The average salary at the East London Industrial Development Zone (ELIDZ) will be R730000 over the next financial year, making it the best-paid government company in the province and guaranteeing its staff more than double what ordinary provincial civil servants earn.

But the highest-paid employee across any entity is Coega Development Corporation chief executive Pepi Silinga, who will earn a whopping R4.448-million over the next 12 months.

Finance MEC Sakhumzi Somyo, who has initiated a study of the various provincial entities, said this week: “The amount is huge. The study must tell me why is it like that.”

Four of the entities – the two IDZs, the Eastern Cape Development Corporation (ECDC) and the Mayibuye Transport Corporation – are designated as government business enterprises.

Non-business entities are the provincial Parks and Tourism Agency (ECPTA), Rural Development Agency (ECRDA), Gambling and Betting Board (ECGBB), Liquor Board (ECLB), Arts and Culture Council (ECPACC) and the Socio-Economic Consultative Council (ECSEC).

Details of the huge transfers for staff costs are in documentation presented in the annual provincial budget speech in the Bhisho legislature last Friday.

National Treasury has initiated a review of all state-owned entities, which range from libraries and regulatory boards for various professions and industrial sectors, to development agencies and large corporates like Transnet and South African Airways.

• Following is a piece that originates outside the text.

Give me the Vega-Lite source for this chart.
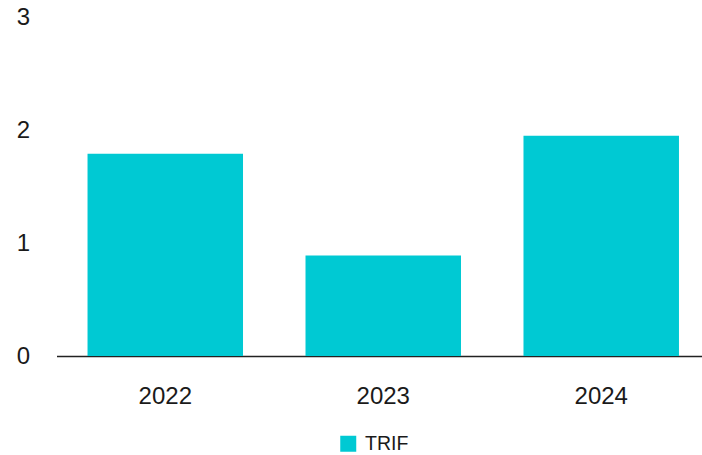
{
  "$schema": "https://vega.github.io/schema/vega-lite/v6.json",
  "width": 645.5,
  "height": 339,
  "autosize": "none",
  "padding": {"left": 56.5, "top": 17, "right": 0, "bottom": 99},
  "background": "white",
  "config": {
    "view": {"stroke": null},
    "font": "Liberation Sans"
  },
  "data": {
    "values": [
      {"year": "2022", "series": "TRIF", "value": 1.79},
      {"year": "2023", "series": "TRIF", "value": 0.89},
      {"year": "2024", "series": "TRIF", "value": 1.95}
    ]
  },
  "mark": {"type": "bar"},
  "encoding": {
    "x": {
      "field": "year",
      "type": "nominal",
      "scale": {"paddingInner": 0.2867, "paddingOuter": 0.124, "align": 0.574},
      "axis": {
        "title": null,
        "labelAngle": 0,
        "labelFontSize": 24,
        "labelColor": "#1a1a1a",
        "labelPadding": 28,
        "ticks": false,
        "grid": false,
        "domainColor": "#222222",
        "domainWidth": 1.5
      }
    },
    "y": {
      "field": "value",
      "type": "quantitative",
      "scale": {"domain": [0, 3], "nice": false},
      "axis": {
        "title": null,
        "values": [0, 1, 2, 3],
        "labelFontSize": 24,
        "labelColor": "#1a1a1a",
        "labelPadding": 27,
        "ticks": false,
        "grid": false,
        "domain": false
      }
    },
    "color": {
      "field": "series",
      "type": "nominal",
      "scale": {"range": ["#00C9D3"]},
      "legend": {
        "title": null,
        "orient": "none",
        "legendX": 282,
        "legendY": 417,
        "direction": "horizontal",
        "padding": 0,
        "symbolType": "square",
        "symbolSize": 256,
        "symbolStrokeWidth": 0,
        "labelFontSize": 19.5,
        "labelColor": "#1a1a1a",
        "labelOffset": 7
      }
    }
  }
}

Of the provincial review, Somyo said this week: “The report should tell us what each entity is supposed to do and whether there is any justification .

“When we finish the study, it will unravel a number of issues inclusive of this one .”

The MEC was reluctant to compare salaries in state-owned entities with average wages in the province.

“The amount earned by each of those CEOs will only be arrived at when we have finalised these kinds of assessments.

“ indeed might be something which is unbearable but on the basis of each assessment I’ll be able to conclude whether there is justification.”

In his budget presentation last week, Somyo allocated R45.261-million to the province’s 144208 civil servants, averaging R313000 as a total cost to government per employee for the next financial year.

This would place most government employees in the top 1.3% of salary earners in SA, according to average wage figures for 2015 produced by Statistics SA.

Salary scales in the private sector vary widely, according to figures reported by staffing companies.

Administrative and office support workers can earn from as little as R72000 to R350000 a year, while highly qualified engineering and finance professionals can earn more than R500000 a year.

Only the top 10% of local CEOs earn more than R2-million a year, most of it attributed to share earnings, which are unavailable in the public sector.